_Exercise description_
Wherever a line in the data below holds "standalone", copy that line.

_Rows from a dataset of charts and code_
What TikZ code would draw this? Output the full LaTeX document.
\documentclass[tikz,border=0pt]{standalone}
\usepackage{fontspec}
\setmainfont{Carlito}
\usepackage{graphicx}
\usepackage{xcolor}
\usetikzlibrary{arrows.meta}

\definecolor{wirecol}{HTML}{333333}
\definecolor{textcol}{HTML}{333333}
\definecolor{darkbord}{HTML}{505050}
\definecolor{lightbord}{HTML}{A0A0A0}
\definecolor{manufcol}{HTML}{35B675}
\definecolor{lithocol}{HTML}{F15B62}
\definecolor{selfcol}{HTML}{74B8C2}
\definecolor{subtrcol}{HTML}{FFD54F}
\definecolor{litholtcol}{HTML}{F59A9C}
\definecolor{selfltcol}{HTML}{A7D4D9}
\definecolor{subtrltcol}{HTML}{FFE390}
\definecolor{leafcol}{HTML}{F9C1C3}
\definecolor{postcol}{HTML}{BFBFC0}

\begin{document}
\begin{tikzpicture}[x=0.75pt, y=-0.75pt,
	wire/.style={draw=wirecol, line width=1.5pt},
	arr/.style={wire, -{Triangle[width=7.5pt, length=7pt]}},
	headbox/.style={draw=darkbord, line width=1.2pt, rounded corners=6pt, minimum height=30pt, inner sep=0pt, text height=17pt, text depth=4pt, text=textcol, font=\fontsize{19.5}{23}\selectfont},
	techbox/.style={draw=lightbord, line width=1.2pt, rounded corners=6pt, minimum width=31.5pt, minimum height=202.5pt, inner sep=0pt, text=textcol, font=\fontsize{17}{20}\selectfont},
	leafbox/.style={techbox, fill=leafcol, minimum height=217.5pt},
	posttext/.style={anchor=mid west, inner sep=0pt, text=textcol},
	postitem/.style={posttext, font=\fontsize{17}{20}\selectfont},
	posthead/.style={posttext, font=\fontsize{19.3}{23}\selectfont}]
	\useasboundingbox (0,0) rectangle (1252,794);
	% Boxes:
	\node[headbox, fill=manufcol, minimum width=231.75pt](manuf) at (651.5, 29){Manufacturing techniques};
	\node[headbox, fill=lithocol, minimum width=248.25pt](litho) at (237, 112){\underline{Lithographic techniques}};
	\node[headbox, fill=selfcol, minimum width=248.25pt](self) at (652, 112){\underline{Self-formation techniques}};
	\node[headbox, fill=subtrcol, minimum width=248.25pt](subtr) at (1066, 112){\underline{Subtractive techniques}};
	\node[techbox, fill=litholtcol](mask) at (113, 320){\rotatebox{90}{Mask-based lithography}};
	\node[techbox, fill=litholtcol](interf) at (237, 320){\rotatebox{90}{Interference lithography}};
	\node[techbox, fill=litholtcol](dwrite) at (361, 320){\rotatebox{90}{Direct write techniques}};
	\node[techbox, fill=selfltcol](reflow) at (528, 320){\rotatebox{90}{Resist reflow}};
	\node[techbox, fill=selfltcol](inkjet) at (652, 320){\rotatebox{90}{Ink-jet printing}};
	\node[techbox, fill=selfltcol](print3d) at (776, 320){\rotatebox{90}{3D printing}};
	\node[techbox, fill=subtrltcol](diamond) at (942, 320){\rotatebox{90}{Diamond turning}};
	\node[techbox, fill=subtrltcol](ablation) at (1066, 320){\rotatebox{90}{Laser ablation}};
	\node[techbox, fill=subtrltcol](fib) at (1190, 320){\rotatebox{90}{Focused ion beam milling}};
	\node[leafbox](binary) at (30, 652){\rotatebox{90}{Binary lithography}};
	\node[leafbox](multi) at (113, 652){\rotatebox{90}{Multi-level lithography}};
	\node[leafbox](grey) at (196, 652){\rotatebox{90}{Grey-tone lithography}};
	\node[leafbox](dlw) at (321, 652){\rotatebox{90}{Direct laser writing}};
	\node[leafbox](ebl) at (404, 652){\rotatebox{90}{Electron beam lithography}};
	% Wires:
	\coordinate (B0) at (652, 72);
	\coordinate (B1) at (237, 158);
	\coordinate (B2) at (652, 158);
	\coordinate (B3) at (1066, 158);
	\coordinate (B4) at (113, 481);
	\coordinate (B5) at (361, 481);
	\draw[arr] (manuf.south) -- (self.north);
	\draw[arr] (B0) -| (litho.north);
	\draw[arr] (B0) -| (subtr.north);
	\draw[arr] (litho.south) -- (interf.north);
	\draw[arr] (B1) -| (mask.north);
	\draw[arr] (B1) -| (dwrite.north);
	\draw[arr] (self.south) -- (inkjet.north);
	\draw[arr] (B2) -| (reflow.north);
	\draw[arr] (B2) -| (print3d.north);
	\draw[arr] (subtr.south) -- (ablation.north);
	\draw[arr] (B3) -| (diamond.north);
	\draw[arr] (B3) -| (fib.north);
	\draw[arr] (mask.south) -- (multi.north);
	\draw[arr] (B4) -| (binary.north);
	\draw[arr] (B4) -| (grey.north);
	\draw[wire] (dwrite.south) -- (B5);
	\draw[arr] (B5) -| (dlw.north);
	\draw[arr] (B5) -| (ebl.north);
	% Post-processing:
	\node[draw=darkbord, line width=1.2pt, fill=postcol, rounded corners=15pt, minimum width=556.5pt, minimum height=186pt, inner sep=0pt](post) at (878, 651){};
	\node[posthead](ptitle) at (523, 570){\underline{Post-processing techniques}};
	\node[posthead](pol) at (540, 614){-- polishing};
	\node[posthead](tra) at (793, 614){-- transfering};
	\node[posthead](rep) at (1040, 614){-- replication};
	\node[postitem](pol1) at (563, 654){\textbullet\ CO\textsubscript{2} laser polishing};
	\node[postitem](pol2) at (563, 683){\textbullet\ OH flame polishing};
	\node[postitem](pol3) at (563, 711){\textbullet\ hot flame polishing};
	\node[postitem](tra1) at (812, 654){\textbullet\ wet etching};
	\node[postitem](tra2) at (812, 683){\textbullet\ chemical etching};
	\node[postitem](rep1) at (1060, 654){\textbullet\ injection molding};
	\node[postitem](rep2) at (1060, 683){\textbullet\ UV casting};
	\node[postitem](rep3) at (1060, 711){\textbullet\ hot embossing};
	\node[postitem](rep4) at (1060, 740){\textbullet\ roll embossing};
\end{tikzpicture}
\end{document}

==

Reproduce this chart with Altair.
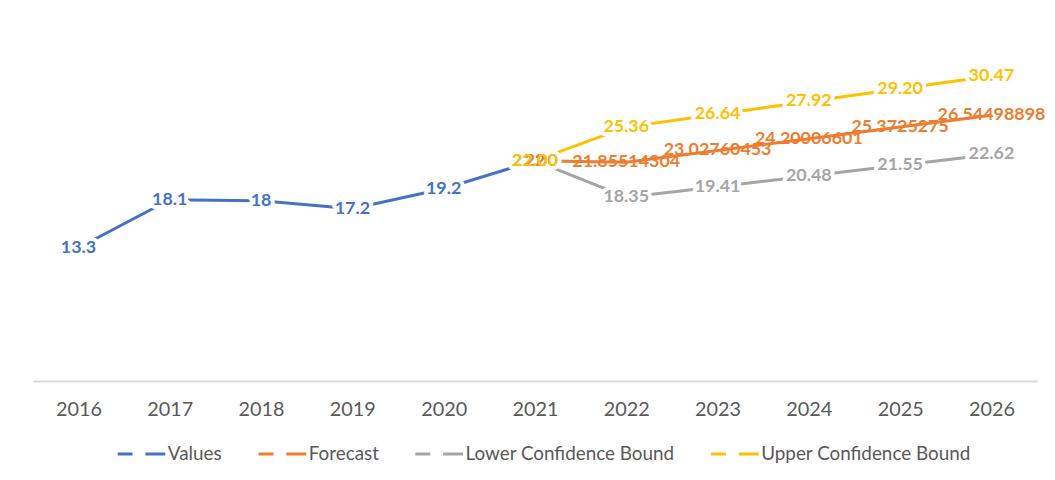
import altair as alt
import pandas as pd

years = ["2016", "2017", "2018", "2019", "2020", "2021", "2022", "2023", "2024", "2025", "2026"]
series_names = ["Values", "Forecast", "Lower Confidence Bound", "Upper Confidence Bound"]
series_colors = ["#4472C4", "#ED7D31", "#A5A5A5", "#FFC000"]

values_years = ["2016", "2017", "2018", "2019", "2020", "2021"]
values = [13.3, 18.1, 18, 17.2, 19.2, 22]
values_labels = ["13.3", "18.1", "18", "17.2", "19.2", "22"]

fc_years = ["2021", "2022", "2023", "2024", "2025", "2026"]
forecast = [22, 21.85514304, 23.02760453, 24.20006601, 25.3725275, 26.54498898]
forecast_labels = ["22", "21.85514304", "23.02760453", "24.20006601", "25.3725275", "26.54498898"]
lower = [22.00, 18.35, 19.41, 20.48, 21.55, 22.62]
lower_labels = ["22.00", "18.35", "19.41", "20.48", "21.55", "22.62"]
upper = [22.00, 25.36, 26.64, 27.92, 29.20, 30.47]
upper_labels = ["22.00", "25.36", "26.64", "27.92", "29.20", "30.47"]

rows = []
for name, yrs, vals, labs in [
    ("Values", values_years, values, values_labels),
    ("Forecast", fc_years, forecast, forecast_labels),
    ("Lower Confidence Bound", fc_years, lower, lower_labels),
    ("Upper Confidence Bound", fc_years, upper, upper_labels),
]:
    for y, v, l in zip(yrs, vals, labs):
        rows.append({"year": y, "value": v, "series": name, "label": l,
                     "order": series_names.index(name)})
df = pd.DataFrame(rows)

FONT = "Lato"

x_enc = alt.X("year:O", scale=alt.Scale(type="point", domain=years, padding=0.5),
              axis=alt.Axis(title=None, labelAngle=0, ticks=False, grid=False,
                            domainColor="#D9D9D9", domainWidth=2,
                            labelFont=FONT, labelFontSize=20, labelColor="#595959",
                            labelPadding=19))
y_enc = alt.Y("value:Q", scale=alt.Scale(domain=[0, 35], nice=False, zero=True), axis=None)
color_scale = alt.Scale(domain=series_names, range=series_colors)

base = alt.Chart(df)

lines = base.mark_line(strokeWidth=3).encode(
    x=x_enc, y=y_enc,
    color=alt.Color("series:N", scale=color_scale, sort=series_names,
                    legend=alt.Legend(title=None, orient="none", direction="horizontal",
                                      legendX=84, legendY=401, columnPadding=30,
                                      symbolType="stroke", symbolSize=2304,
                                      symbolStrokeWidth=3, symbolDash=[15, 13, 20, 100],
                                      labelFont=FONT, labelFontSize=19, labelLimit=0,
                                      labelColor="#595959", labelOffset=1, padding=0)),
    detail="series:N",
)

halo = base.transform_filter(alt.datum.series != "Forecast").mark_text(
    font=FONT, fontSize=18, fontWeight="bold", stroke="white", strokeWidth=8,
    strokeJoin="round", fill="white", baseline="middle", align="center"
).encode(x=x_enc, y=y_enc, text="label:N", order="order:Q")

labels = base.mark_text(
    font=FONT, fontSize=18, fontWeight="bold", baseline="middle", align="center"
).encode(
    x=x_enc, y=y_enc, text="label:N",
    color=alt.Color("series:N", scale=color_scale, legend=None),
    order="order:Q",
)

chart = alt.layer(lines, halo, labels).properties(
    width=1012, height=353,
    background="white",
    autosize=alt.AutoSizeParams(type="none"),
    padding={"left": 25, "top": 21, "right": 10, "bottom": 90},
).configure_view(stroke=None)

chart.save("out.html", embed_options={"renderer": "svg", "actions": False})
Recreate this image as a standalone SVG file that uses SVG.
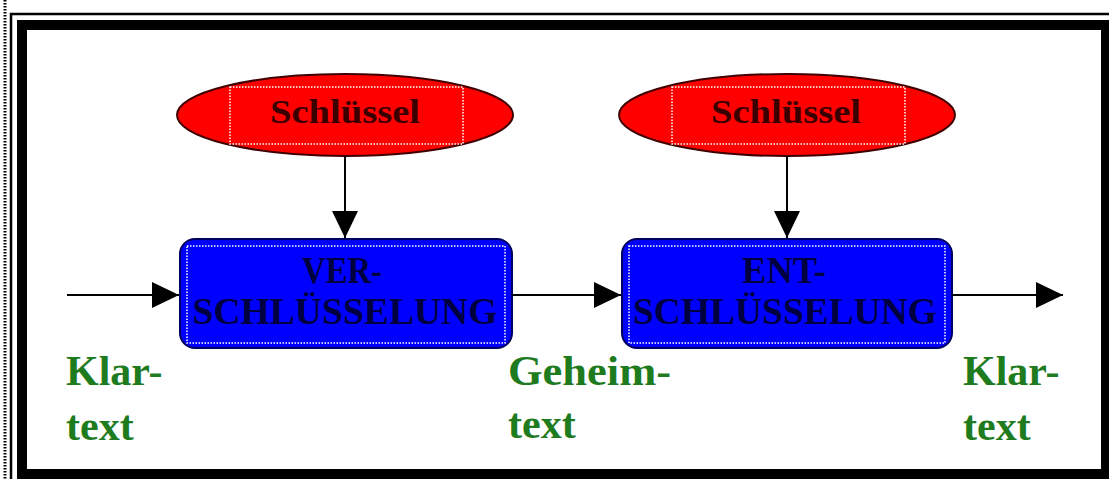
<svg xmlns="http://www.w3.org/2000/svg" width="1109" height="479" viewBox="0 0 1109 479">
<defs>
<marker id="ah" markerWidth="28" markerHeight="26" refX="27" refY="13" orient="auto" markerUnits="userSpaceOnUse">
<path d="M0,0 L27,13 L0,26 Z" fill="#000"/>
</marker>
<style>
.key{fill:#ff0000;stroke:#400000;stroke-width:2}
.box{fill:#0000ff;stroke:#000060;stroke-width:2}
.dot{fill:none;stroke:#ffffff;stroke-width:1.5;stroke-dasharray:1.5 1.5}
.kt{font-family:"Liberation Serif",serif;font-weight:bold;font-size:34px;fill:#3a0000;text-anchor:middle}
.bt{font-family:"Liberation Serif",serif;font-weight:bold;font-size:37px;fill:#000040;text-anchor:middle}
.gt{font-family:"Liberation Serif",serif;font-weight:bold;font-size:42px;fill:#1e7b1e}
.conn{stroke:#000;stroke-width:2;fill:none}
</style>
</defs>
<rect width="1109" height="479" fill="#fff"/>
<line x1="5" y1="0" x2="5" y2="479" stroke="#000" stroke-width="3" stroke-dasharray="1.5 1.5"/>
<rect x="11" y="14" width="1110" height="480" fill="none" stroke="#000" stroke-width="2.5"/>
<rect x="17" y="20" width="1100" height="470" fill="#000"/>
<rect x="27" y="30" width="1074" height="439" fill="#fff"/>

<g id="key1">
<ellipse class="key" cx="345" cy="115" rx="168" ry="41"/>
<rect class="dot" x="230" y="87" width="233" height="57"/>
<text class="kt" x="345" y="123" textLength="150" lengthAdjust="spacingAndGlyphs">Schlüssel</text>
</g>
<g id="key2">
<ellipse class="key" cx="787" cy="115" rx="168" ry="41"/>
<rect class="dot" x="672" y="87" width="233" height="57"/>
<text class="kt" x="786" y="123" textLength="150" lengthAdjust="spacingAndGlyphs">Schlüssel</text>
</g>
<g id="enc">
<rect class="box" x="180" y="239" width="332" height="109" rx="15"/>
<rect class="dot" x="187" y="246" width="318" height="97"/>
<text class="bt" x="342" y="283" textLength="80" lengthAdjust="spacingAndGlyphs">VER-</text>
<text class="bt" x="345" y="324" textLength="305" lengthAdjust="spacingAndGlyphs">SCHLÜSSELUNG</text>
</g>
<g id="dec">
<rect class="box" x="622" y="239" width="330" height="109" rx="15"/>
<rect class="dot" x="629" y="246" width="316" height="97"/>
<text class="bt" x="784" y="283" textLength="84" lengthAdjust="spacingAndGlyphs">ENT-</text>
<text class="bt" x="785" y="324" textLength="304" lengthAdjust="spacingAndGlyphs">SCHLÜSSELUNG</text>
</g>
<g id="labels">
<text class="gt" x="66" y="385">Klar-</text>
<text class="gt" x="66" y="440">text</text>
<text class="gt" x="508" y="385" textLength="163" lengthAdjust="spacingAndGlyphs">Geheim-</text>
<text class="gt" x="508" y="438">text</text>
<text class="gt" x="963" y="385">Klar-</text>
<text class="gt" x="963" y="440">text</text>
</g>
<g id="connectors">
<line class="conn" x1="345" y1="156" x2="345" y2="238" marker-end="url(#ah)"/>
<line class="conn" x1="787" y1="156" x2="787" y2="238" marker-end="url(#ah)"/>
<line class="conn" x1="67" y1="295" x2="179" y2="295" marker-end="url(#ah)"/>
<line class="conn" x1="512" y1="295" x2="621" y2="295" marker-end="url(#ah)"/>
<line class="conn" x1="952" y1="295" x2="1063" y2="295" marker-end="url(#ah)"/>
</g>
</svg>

_Exercise result_
\documentclass[tikz,border=0pt]{standalone}
Recreate this image as a standalone SVG file that uses SVG.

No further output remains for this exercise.